Building a Binary Search Tree from Array: Why must the Function Return the Node?

Slurms_MacKenzie · July 31, 2025, 1:45pm

Hello all,

below is a bit of code that builds a valid binary search tree from an array of values. It doesn’t work without the final line of the insert() routine, but I can’t fathom why. According to my understanding, we’re only working with references, so one should be free to store a reference to a new node as an attribute of some descendent of the root node, and be able to access that new node as long as a reference to the root (or some other ancestor of the new node) is maintained.

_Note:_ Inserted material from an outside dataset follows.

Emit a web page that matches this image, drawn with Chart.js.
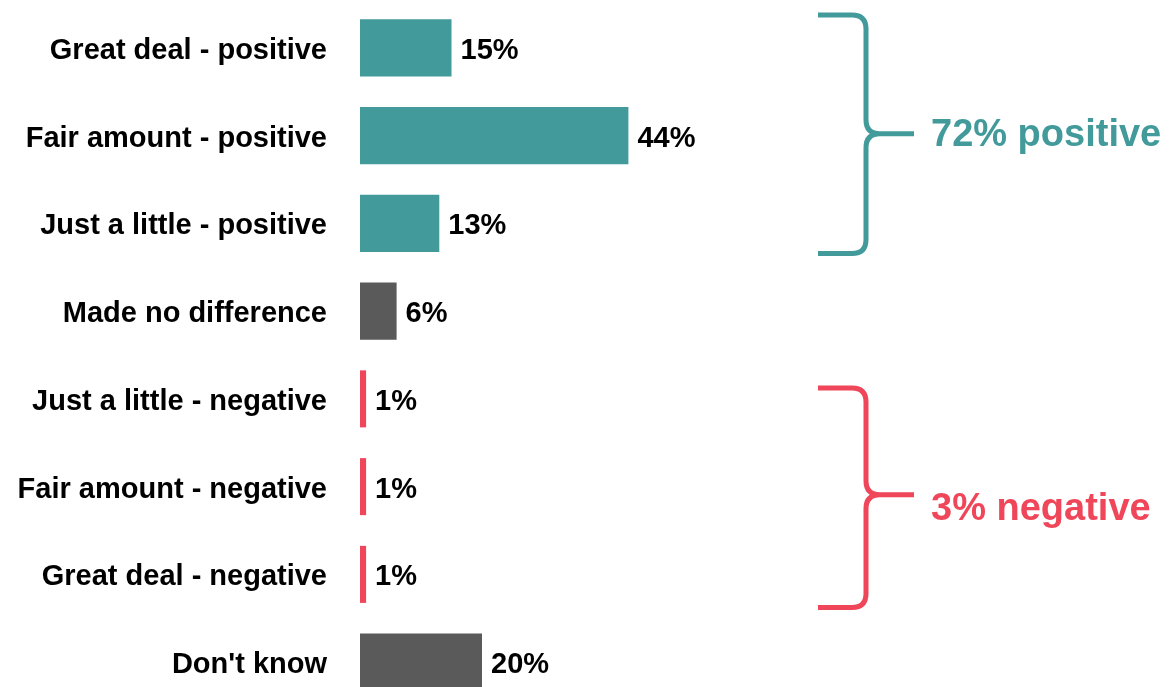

I don’t get why the insert() routine needs return node; it seems to me that it should be possible to build the tree with only the calls in which node is None returning a node; when you append a node to a linked list, every previous list element doesn’t need to know about it?

def buildBST(arr):


    def insert(node, val):

        if node is None:
            return Node(val)

        if val < node.val:
            node.left = insert(node.left, val)
        else:
            node.right = insert(node.right, val)

        return node


    root = None

    for val in arr:
        root = insert(root, val)

    return root

tjreedy · July 31, 2025, 2:36pm

You should have explained what “doesn’t work” means, and included full traceback if there was one. However, without return node, the function returns None when the input was not None, so I believe that the next call with that None will return a new root.

Slurms_MacKenzie · July 31, 2025, 3:21pm

My apologies. and yes, that’s it!

Amazingly I either did not know or had forgotten that a function returns None by default; I was of the thinking that without an explicit return statement it would just not return a value.

The result I’m getting is that root ends up being a node with no children and a value equal to the last element in the array, which makes sense given your explanation.

Thanks!

franklinvp · July 31, 2025, 3:30pm

If you were to compute all the values of the function F:\mathbb{N}\to\mathbb{N} defined recursively by F_0=0, F_1=1 and for all n\in\mathbb{N}\ F_{n+2}=F_{n+1}+F_n, you need to:

Compute the first value that you can compute from the data available. At first that would be F_2=F_1+F_0=1+0=1. Further ahead the values computed F_m and F_{m+1}, for some m, need to be given to the computation of F_{m+2}. Look at the lines node.left = insert(node.left, val) and the one for right.
Get the next n for which you you can/will compute F_n.

The insert method is doing both, inserting and telling the next position, the root of the next sub-tree that needs processing. You could rename the method to make this more clear.